Hartl: Hinzu kommen behördliche Auflagen, die unsere Schutzhütten oft wie Gastbetriebe im Tal behandeln. Diese Gleichstellung verursacht erhebliche Zusatzkosten, da hohe Baupreise, Zuschläge für abgelegene Lagen und eine eingeschränkte Lieferantenauswahl berücksichtigt werden müssen. Solche strukturellen Hürden zwingen uns, kontinuierlich innovative Lösungen zu finden, um den Erhalt und die Modernisierung unserer Anlagen im Interesse unserer Mitglieder sicherzustellen.
Welche Infrastrukturprojekte setzen die Naturfreunde Steiermark derzeit um?
Dumpelnik: 2024 haben wir von der Bundesorganisation und der Ortsgruppe Ratten das Roseggerhaus übernommen, das wir nun zu einem inklusiven Kompetenzzentrum ausbauen möchten. Im November vergangenen Jahres wurde in Fürstenfeld eine Kletterhalle des Alpenvereins übernommen – ein Schritt, der bereits zu einem spürbaren Mitgliederzuwachs geführt hat. Zudem befinden wir uns in Gesprächen mit den Naturfreunden Köflach wegen einer Übernahme des Barbarahauses auf der Packalpe, um unser Angebot weiter zu diversifizieren.
Hartl: Mit der Übernahme der Kletterhalle in Fürstenfeld haben wir das Freizeitangebot in der Region erheblich verbessert. Das geplante alpine Inklusionszentrum im Roseggerhaus soll künftig als barrierefreies Zentrum für Seminare, Teambuilding und Fortbildungen dienen. Natürlich wird es weiterhin ein wichtiger Stützpunkt für Erholungsuchende sowie Outdoorsportlerinnen und -sportler bleiben. Gemeinsam mit den Österreichischen Bundesforsten, die in der Nähe des Roseggerhauses einen Windpark betreiben, möchten wir zudem Wissen über nachhaltige Energiegewinnung – insbesondere über die Nutzung des Windes als erneuerbare Energiequelle – vermitteln.
Für die Verwaltung ihrer Infrastruktur haben die Naturfreunde Steiermark kürzlich eine eigene Beteiligungsgesellschaft gegründet. Welche Vorteile bringt dieser Schritt?
Hartl: Die Verwaltung unserer alpinen Infrastruktur ist aufgrund der Ortsgruppenstruktur kleinteilig und erfolgte immer ehrenamtlich. Durch die zunehmend steigenden Anforderungen sind wir vermehrt an die Grenzen dieses Systems gestoßen.

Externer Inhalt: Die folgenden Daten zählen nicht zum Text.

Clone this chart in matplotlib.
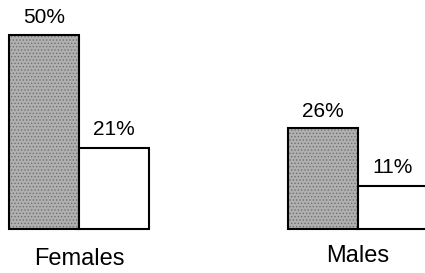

Mit der neuen Gesellschaft haben wir u. a. finanzielle Risiken vom normalen Vereinsgeschehen entkoppelt. Mithilfe dieser Gesellschaft können die Finanzstruktur und Förderbewirtschaftung von Objekten optimiert werden - mit dem Ziel, keine Hütte mehr abstoßen zu müssen. Es ermöglicht uns auch, gemeinsam mit Partnern unseren Mitgliedern neue Freizeiteinrichtungen zugänglich zu machen.
Dumpelnik: Mit der Einrichtung dieser „Hütten-Holding“ haben wir ein österreichweites Pilotprojekt gestartet, in dessen Rahmen wir moderne Führungs- und Wirtschaftsinstrumente nutzen können, was zu besseren Einkaufs- und Versicherungsbedingungen führt. Diese neue Struktur erweitert unseren finanziellen Spielraum und ermöglicht eine effizientere Verwaltung unserer Anlagen. Damit fungieren wir nicht nur als Vorreiter auf Bundesebene, sondern setzen auch Impulse, von denen andere Landesorganisationen bzw. Ortsgruppen der Naturfreunde profitieren können.